• Short task: Extract all lines in the data that contain the word "matplotlib".

-- begin Source material --

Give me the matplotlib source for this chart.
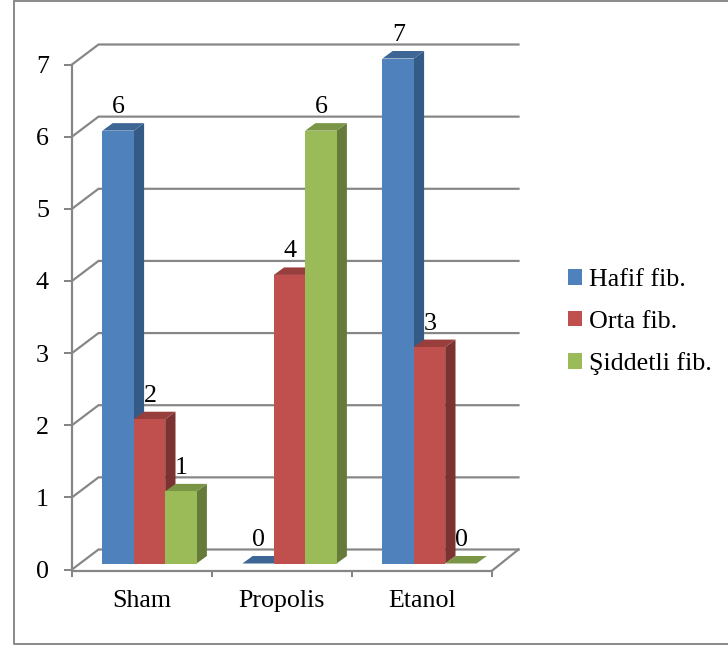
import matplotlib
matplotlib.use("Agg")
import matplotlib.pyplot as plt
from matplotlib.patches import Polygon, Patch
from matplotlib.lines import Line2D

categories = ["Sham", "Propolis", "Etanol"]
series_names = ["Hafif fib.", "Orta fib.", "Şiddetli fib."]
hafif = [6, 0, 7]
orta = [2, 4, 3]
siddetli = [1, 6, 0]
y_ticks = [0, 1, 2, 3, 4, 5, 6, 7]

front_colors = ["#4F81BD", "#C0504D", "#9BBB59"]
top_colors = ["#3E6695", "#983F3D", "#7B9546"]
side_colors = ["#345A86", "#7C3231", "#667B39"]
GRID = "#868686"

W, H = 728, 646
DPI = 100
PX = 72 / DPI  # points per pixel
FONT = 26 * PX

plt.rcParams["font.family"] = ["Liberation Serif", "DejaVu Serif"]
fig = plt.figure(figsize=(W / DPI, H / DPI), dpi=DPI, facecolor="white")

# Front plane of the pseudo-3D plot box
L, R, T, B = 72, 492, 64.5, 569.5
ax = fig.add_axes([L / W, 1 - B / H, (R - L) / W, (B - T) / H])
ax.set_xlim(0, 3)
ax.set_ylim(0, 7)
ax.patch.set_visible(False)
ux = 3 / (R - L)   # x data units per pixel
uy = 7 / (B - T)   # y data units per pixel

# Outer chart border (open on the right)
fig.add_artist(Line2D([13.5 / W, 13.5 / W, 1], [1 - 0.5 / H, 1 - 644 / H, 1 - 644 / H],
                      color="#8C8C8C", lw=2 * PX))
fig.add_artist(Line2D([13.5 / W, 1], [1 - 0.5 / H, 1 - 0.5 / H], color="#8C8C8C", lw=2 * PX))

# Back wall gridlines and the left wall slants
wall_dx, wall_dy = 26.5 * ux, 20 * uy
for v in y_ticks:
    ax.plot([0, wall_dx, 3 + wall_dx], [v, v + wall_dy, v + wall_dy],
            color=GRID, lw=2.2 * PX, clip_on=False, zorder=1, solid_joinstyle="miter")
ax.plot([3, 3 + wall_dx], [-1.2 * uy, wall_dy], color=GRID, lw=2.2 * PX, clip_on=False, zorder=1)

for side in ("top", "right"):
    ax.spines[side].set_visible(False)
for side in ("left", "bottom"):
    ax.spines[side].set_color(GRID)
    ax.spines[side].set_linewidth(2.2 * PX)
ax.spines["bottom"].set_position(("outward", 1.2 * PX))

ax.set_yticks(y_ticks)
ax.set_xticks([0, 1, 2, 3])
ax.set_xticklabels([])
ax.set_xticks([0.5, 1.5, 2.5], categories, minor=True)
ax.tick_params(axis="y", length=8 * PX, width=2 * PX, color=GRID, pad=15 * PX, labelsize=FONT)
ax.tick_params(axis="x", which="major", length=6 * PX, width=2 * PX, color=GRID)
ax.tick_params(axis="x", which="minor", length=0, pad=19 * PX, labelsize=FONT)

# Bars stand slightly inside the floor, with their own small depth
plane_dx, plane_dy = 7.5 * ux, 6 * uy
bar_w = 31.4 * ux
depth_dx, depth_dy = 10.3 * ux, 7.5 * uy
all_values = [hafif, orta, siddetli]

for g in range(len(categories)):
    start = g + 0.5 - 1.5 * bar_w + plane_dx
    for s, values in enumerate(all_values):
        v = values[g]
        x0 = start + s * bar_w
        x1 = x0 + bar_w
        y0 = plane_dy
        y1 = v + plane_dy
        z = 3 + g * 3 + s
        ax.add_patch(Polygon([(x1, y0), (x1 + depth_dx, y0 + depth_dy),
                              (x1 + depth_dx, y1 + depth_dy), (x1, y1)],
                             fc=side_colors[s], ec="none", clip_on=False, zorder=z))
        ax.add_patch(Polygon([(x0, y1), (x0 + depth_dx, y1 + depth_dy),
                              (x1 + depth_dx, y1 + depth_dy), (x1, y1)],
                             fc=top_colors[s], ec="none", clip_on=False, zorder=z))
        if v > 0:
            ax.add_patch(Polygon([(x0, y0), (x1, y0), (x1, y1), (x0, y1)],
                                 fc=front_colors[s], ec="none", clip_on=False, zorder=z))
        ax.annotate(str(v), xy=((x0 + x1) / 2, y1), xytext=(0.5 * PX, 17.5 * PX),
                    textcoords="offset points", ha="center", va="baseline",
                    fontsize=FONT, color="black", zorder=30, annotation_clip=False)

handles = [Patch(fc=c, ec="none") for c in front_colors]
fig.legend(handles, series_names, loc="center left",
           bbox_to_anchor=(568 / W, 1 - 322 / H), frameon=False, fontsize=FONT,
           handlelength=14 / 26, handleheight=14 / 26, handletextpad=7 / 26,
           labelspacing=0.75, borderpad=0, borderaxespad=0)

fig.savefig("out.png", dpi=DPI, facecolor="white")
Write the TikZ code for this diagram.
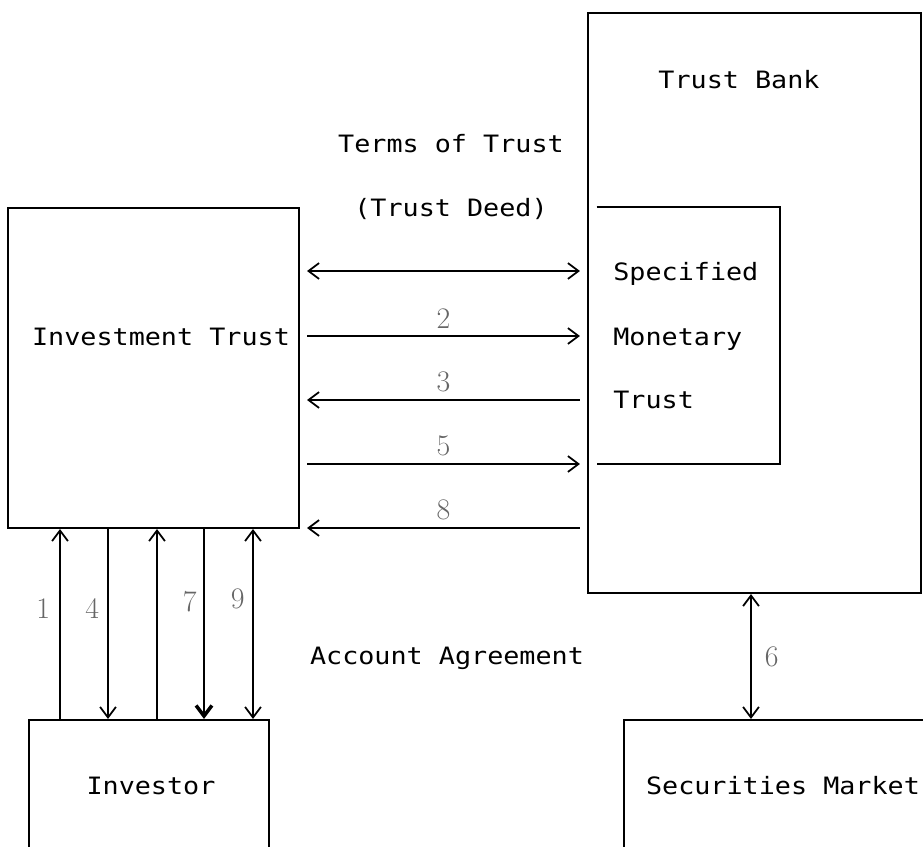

-- end Source material --

• Expected answer:
Give me the matplotlib source for this chart.
import matplotlib
matplotlib.use("Agg")
import matplotlib.pyplot as plt
from matplotlib.patches import Polygon, Patch
from matplotlib.lines import Line2D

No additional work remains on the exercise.